Ястребиная бухта, или Приключения Вероники (Блонди) - страница 27

Фу… Ставя на плюшевую скатерть стаканчики, внезапно подумала о другом, и, оглядев комнату, спросила:

— А фотка вчерашняя, что ты брала в кладовке, не помнишь, куда я ее? Вроде взяла у тебя. Ласочка медленно выпила вино, налила себе снова и устроилась на диване с ногами.

— С этой вашей черномазой? Не знаю где. Чин-чин.

— Чин-чин… Пока Ласочка валялась, дразня Степана опущенной к полу рукой, Ника забрала стаканы и унесла в кухню. Вымыв, с легко кружащейся головой, качнулась, уронив полотенце, и поднимая, удивленно уставилась на цветной обрывок на металлическом листе, прибитом к полу у печки. На узкой глянцевой полоске был виден кусочек загорелой марьяниной руки в белых брызгах. Ника повертела полоску в руках, все больше недоумевая. Порван и выброшен в печку. Сгорел. А краешек упал и остался.

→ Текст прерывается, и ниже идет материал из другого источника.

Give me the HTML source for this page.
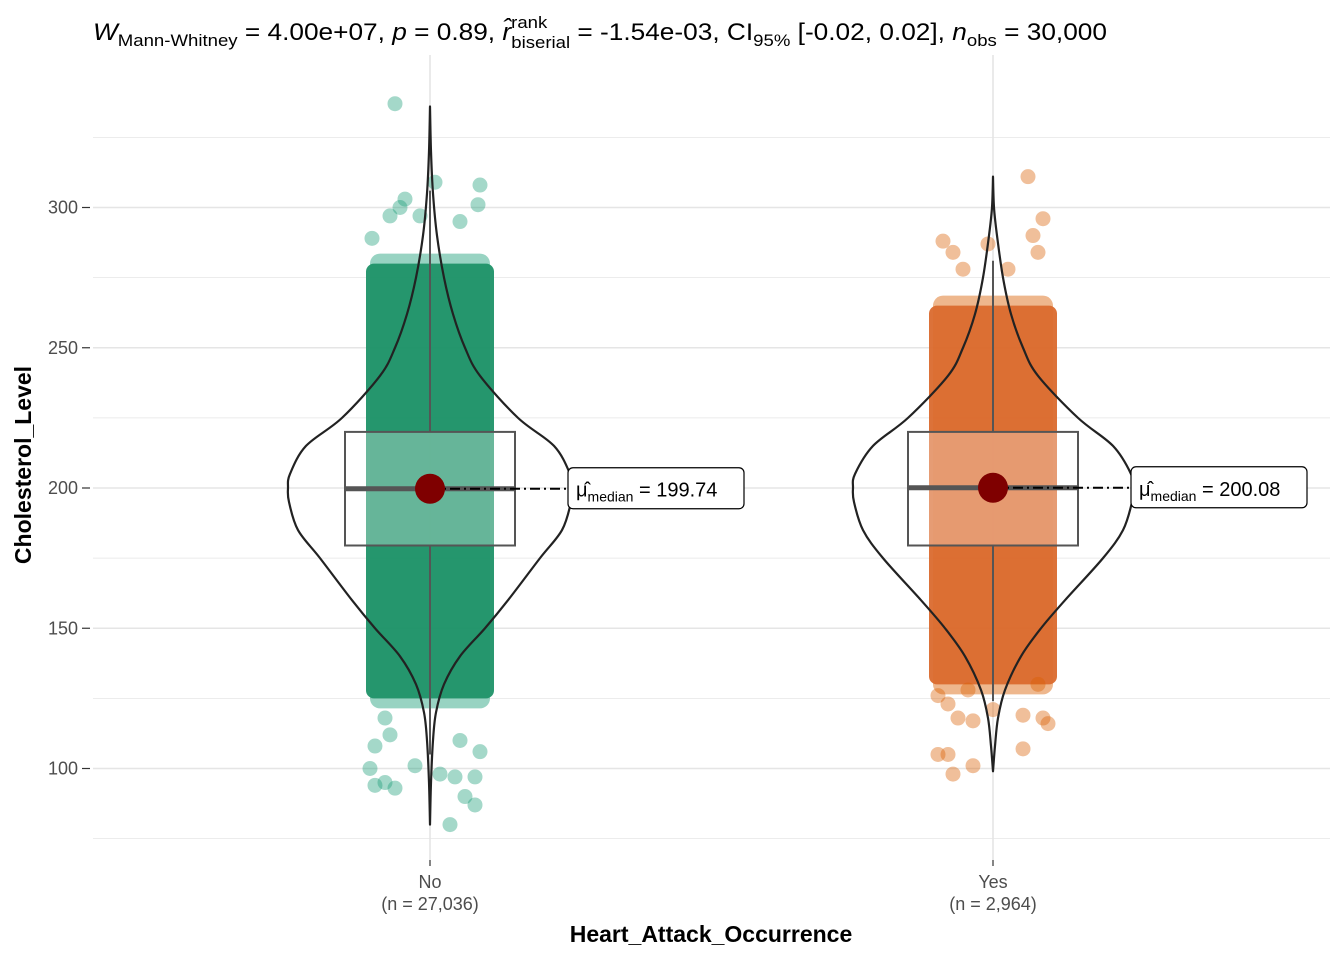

— Ника! Никиша! Едут, кажется, твои!

— Да. Да, да. Она сунула обрывок в нагрудный карман и побежала в прихожую надевать сапоги.

Фотий вывалился из машины и сразу, качнувшись, обхватил Нику, зарыл лицо в рассыпанные волосы, потерся небритой щекой о ее щеку.

Ника над его светлой макушкой неловко улыбнулась Пашке, что встал, прислонившись к Ниве, сперва театрально закатил глаза, а после подмигнул ей, и она с облегчением рассмеялась, ругая себя мысленно — ну вот уже полтора года считай вместе, а все равно при Пашке она теряется поначалу. Да и с Фотием тоже. Потому, хоть и любила сидеть со всеми вместе по вечерам, чаще в углу, слушая и смеясь рассказчикам, но больше всего любила после оставаться с мужем в спальне, болтать без всякой неловкости, любить его, слушать. И засыпать, не уставая удивляться безмерности счастья — вот я, а вот он, мы совсем-совсем вместе.

— Сделали Машке кучу анализов всяких, ногу загипсовали. Врачи там поспорили, один кричит, есть трещина, пальцем тычет в снимок, другой — не вижу, не вижу. А нога распухла, Машка сидит, ногой кверху, хлюпает, губу кусает, держится. Решили, пока анализы, пятое-десятое, пусть полежит с недельку. Пашка стервец, не остался. Пашка! Ты стервец?

— Еще какой, — отозвался Павел, идя следом и так же грохоча тяжелыми ботинками, как отец. Фотий оглянулся на сына. И снова прижал к себе Нику, на ходу спрашивая:

— Не боялась? Одна все же. В первый раз. Пистолет вспомнила где?

— Да я…

— Кормить будешь? Голодные как черти. Пашка поест, да в поселок смотается по делам, а мы вдвоем побудем. Хочешь, прогуляемся в бухту? Расшнуровал ботинки и, скинув, в носках пошел в комнату, распахнул дверь и встал. Ласочка картинно полулежала на диване, закинув руки за голову. В вырезе рубашки нежно белела шея.